===== Recorded information
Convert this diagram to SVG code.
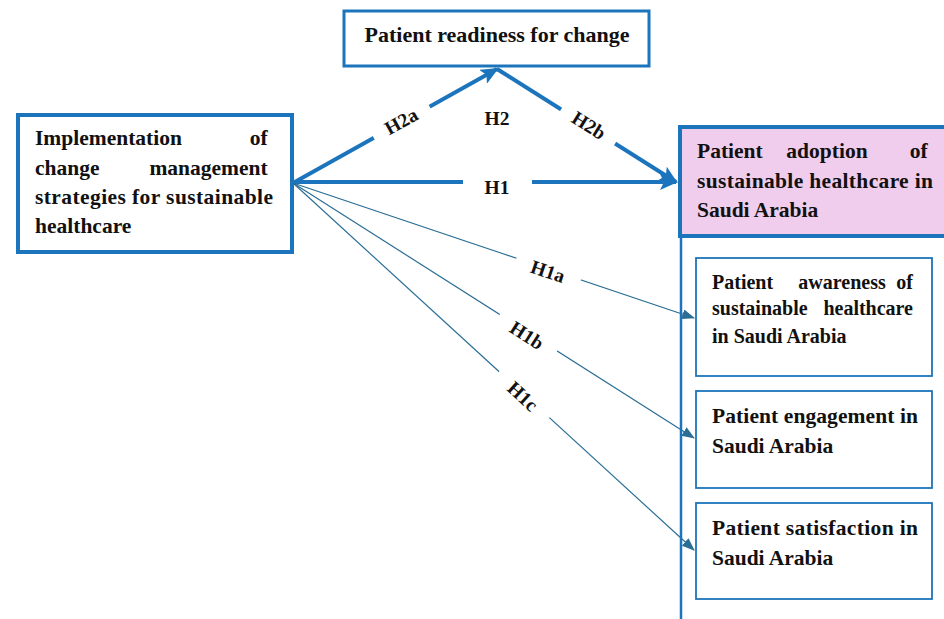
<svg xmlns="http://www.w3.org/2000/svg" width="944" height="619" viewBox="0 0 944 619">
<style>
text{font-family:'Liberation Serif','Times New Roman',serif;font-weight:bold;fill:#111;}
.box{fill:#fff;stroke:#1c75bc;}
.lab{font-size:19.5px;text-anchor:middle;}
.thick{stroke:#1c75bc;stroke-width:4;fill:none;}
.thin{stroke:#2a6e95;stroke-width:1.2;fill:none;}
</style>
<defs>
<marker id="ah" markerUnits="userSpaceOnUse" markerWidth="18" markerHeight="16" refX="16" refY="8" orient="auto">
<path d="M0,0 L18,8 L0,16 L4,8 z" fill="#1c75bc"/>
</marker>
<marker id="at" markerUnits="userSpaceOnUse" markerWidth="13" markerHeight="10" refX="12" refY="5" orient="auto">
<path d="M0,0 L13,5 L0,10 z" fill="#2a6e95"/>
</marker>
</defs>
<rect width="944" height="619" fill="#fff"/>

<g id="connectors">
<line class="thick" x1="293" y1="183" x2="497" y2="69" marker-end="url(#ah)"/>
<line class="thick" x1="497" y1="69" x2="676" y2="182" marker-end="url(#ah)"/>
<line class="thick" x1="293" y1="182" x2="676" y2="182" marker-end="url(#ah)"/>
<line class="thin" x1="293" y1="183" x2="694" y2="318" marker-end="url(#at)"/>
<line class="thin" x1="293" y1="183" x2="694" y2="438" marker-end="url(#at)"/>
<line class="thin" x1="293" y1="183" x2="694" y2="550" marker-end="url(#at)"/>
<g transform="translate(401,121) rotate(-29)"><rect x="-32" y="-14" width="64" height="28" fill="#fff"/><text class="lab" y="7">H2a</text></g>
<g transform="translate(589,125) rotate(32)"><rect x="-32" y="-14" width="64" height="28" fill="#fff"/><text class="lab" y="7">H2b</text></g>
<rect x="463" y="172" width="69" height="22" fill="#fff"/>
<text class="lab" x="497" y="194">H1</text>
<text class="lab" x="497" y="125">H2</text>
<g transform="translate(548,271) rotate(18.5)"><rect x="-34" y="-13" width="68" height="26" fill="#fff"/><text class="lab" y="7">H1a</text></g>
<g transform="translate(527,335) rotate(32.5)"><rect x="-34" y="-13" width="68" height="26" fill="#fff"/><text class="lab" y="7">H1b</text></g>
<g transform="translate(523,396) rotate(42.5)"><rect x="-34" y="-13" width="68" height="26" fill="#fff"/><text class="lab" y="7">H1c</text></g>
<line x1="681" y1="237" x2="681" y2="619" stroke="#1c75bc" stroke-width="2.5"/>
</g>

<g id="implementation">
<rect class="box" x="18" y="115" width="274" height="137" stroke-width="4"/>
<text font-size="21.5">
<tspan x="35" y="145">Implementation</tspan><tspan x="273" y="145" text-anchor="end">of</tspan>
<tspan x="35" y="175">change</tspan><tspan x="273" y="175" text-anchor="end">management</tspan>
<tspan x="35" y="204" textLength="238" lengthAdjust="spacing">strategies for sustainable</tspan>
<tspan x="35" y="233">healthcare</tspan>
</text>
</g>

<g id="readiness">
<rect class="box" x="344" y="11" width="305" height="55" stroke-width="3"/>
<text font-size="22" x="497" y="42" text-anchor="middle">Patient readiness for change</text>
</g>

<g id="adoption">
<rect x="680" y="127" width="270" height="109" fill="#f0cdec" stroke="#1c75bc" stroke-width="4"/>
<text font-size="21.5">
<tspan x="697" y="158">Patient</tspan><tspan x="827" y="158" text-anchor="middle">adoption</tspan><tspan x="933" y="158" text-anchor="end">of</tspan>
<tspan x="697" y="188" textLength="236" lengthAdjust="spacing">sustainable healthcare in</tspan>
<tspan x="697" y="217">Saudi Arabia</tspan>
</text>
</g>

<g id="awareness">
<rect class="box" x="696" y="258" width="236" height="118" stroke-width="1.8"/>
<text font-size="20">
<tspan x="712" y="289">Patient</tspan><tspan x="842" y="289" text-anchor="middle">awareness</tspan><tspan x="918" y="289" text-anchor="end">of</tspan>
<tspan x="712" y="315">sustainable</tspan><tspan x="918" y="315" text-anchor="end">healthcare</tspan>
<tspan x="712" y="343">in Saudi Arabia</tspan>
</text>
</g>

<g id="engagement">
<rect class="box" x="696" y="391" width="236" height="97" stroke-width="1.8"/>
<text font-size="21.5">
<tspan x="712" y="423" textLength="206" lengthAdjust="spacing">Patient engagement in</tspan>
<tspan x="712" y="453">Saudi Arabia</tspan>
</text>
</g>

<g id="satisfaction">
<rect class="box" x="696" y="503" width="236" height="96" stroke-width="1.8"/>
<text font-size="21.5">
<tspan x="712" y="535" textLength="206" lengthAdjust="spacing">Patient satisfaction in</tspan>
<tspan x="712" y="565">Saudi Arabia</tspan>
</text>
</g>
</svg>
==========
■ **Instructions to follow**: Reproduce the listing word for word and omit its pictures.

■ **Final result**:
Convert this diagram to SVG code.
<svg xmlns="http://www.w3.org/2000/svg" width="944" height="619" viewBox="0 0 944 619">
<style>
text{font-family:'Liberation Serif','Times New Roman',serif;font-weight:bold;fill:#111;}
.box{fill:#fff;stroke:#1c75bc;}
.lab{font-size:19.5px;text-anchor:middle;}
.thick{stroke:#1c75bc;stroke-width:4;fill:none;}
.thin{stroke:#2a6e95;stroke-width:1.2;fill:none;}
</style>
<defs>
<marker id="ah" markerUnits="userSpaceOnUse" markerWidth="18" markerHeight="16" refX="16" refY="8" orient="auto">
<path d="M0,0 L18,8 L0,16 L4,8 z" fill="#1c75bc"/>
</marker>
<marker id="at" markerUnits="userSpaceOnUse" markerWidth="13" markerHeight="10" refX="12" refY="5" orient="auto">
<path d="M0,0 L13,5 L0,10 z" fill="#2a6e95"/>
</marker>
</defs>
<rect width="944" height="619" fill="#fff"/>

<g id="connectors">
<line class="thick" x1="293" y1="183" x2="497" y2="69" marker-end="url(#ah)"/>
<line class="thick" x1="497" y1="69" x2="676" y2="182" marker-end="url(#ah)"/>
<line class="thick" x1="293" y1="182" x2="676" y2="182" marker-end="url(#ah)"/>
<line class="thin" x1="293" y1="183" x2="694" y2="318" marker-end="url(#at)"/>
<line class="thin" x1="293" y1="183" x2="694" y2="438" marker-end="url(#at)"/>
<line class="thin" x1="293" y1="183" x2="694" y2="550" marker-end="url(#at)"/>
<g transform="translate(401,121) rotate(-29)"><rect x="-32" y="-14" width="64" height="28" fill="#fff"/><text class="lab" y="7">H2a</text></g>
<g transform="translate(589,125) rotate(32)"><rect x="-32" y="-14" width="64" height="28" fill="#fff"/><text class="lab" y="7">H2b</text></g>
<rect x="463" y="172" width="69" height="22" fill="#fff"/>
<text class="lab" x="497" y="194">H1</text>
<text class="lab" x="497" y="125">H2</text>
<g transform="translate(548,271) rotate(18.5)"><rect x="-34" y="-13" width="68" height="26" fill="#fff"/><text class="lab" y="7">H1a</text></g>
<g transform="translate(527,335) rotate(32.5)"><rect x="-34" y="-13" width="68" height="26" fill="#fff"/><text class="lab" y="7">H1b</text></g>
<g transform="translate(523,396) rotate(42.5)"><rect x="-34" y="-13" width="68" height="26" fill="#fff"/><text class="lab" y="7">H1c</text></g>
<line x1="681" y1="237" x2="681" y2="619" stroke="#1c75bc" stroke-width="2.5"/>
</g>

<g id="implementation">
<rect class="box" x="18" y="115" width="274" height="137" stroke-width="4"/>
<text font-size="21.5">
<tspan x="35" y="145">Implementation</tspan><tspan x="273" y="145" text-anchor="end">of</tspan>
<tspan x="35" y="175">change</tspan><tspan x="273" y="175" text-anchor="end">management</tspan>
<tspan x="35" y="204" textLength="238" lengthAdjust="spacing">strategies for sustainable</tspan>
<tspan x="35" y="233">healthcare</tspan>
</text>
</g>

<g id="readiness">
<rect class="box" x="344" y="11" width="305" height="55" stroke-width="3"/>
<text font-size="22" x="497" y="42" text-anchor="middle">Patient readiness for change</text>
</g>

<g id="adoption">
<rect x="680" y="127" width="270" height="109" fill="#f0cdec" stroke="#1c75bc" stroke-width="4"/>
<text font-size="21.5">
<tspan x="697" y="158">Patient</tspan><tspan x="827" y="158" text-anchor="middle">adoption</tspan><tspan x="933" y="158" text-anchor="end">of</tspan>
<tspan x="697" y="188" textLength="236" lengthAdjust="spacing">sustainable healthcare in</tspan>
<tspan x="697" y="217">Saudi Arabia</tspan>
</text>
</g>

<g id="awareness">
<rect class="box" x="696" y="258" width="236" height="118" stroke-width="1.8"/>
<text font-size="20">
<tspan x="712" y="289">Patient</tspan><tspan x="842" y="289" text-anchor="middle">awareness</tspan><tspan x="918" y="289" text-anchor="end">of</tspan>
<tspan x="712" y="315">sustainable</tspan><tspan x="918" y="315" text-anchor="end">healthcare</tspan>
<tspan x="712" y="343">in Saudi Arabia</tspan>
</text>
</g>

<g id="engagement">
<rect class="box" x="696" y="391" width="236" height="97" stroke-width="1.8"/>
<text font-size="21.5">
<tspan x="712" y="423" textLength="206" lengthAdjust="spacing">Patient engagement in</tspan>
<tspan x="712" y="453">Saudi Arabia</tspan>
</text>
</g>

<g id="satisfaction">
<rect class="box" x="696" y="503" width="236" height="96" stroke-width="1.8"/>
<text font-size="21.5">
<tspan x="712" y="535" textLength="206" lengthAdjust="spacing">Patient satisfaction in</tspan>
<tspan x="712" y="565">Saudi Arabia</tspan>
</text>
</g>
</svg>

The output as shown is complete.